Frank Lautenberg: New Jersey and the Senate Lose a Leader

Rena Steinzor

June 18, 2013

Later in this space, we plan to discuss the many and varied failings of a proposal in the Senate to reform the Toxic Substances Control Act. Unfortunately, the proposal is the joint work product of conservative Sen. David Vitter (R-LA) and liberal Sen. Frank Lautenberg (D-NJ), who died two weeks ago and therefore won’t have the chance to fix the legislation that is so unworthy of his name.

But before we take on that misguided proposal, we wanted to pay tribute to the Senator’s larger legacy. Frank Lautenberg was a tireless advocate for progressive causes, who played a key role in many of the environmental and health battles of the last three decades. He was a relentless and effective advocate for the people of the “Garden” state, which in addition to its reputation for farming on lush land, also holds the tragic distinction of hosting more Superfund toxic waste sites than almost any other state.

New Jersey, once the third largest petrochemical producing state in the union, has a very large population in a small space. All of the elected and appointed officials who have risen to prominence there are highly sensitive to these issues and have frequently offered their leadership for the good of the nation as a whole. Indeed, it’s no accident that two former administrators of the EPA—Christie Todd Whitman, a Republican (and former governor), and Lisa Jackson, a Democrat, came from the ranks of the state’s government. Both worked closely with Sen. Lautenberg, who could always be depended upon to fight for more resources and better laws to address grievous public health hazards.
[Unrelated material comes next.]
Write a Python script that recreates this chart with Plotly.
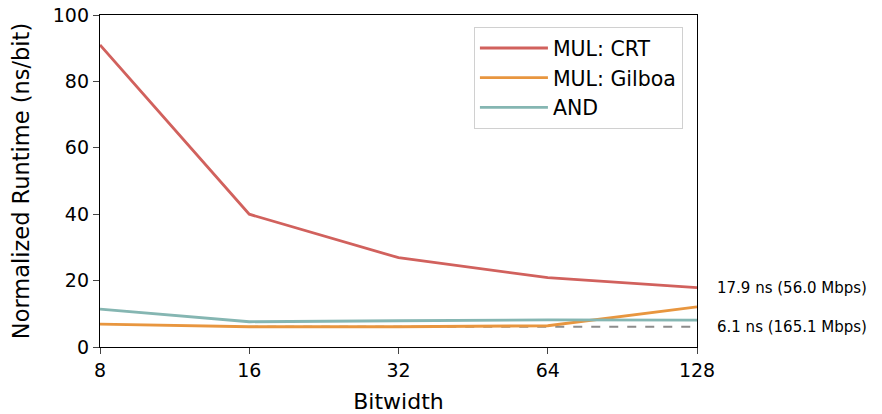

Over the course of roughly 28 years in the Senate (not counting a two-year gap when he temporarily retired), Lautenberg reshaped the nation’s approach to smoking, drunk driving, domestic violence, toxic waste cleanup, and community right-to-know. Legislation he introduced in the 1980s helped trigger the smoke-free revolution by prohibiting smoking on commercial airplane flights. The law marked a significant early defeat for the tobacco lobby, making tougher legislation at the federal, state and local level, possible. Lautenberg was also instrumental in toughening the country’s drunk-driving laws, establishing a nationwide .08 blood alcohol standard and a 21-year drinking age. He wrote and got passed legislation that prohibited perpetrators of domestic violence from owning guns.

On the environmental front, Lautenberg worked tirelessly with Sen. Bill Bradley and Reps. Jim Florio, Bob Roe, and Jim Howard to win reauthorization of the multi-billion Superfund program that harnessed the federal government’s power and resources to eliminate the worst threats posed by the thousands of dumpsites filled with toxic chemicals throughout New Jersey and the country. He was instrumental in winning passage of the Emergency Planning and Community Right-to-Know Act that was designed to prevent industrial accidents like the explosion at a Union Carbide pesticide plant in Bhopal, India that ultimately claimed 3,787 lives.

Lautenberg was the last Senator to have served in World War II. After a three-year hitch in the Army, he went to school on the GI Bill, leading to a degree in economics from Columbia University. He took a job as a salesman for Automatic Data Processing, eventually becoming its CEO and building it into a payroll processing giant.

That made him a wealthy man, and in 1982, he put some of his fortune to work in a run for the Senate, taking on the very popular and very progressive Republican, Rep. Millicent Fenwick. (Yes, there was a time when Republicans were allowed to be progressive.) She was heavily favored, and held double digit leads in the polls, but he beat her on election night. He held the seat for the next 18 years, then retired, but was called back into service when the candidacy of Robert Torricelli imploded and Democrats feared losing the seat.

During Lautenberg’s first term, I happened to be working for Jim Florio, who was enmeshed in an epic battle to strengthen the Superfund law, setting deadlines for cleanup and increasing federal funding for cleanup five-fold, to $9.5 billion. The House Commerce Committee was heavily populated with southern Democrats and Republicans, who worked behind-the-scenes to undermine the bill. Many times, Frank Lautenberg rode to our rescue, insisting that mischief in the House be corrected in the Senate. The result was a tougher, better-funded, more effective program that accomplished the cleanup of hundreds of dangerous sites. This is the true legacy of Frank Lautenberg, not the eleventh hour, half-baked and “bipartisan” Vitter proposal that will require so much time and energy to fix.

With Senator Lautenberg’s death, we’ve lost a vital tie to the era when the nation earned its now deeply ingrained sense of its own heroism. From World War II to the Marshall Plan, Medicare and Medicaid, from civil rights, to women’s rights and gay rights, Frank Lautenberg’s generation transformed the nation and the world. He was consistently on the right side of that history, a leader who helped make the world safer and his nation stronger. We’ll miss him.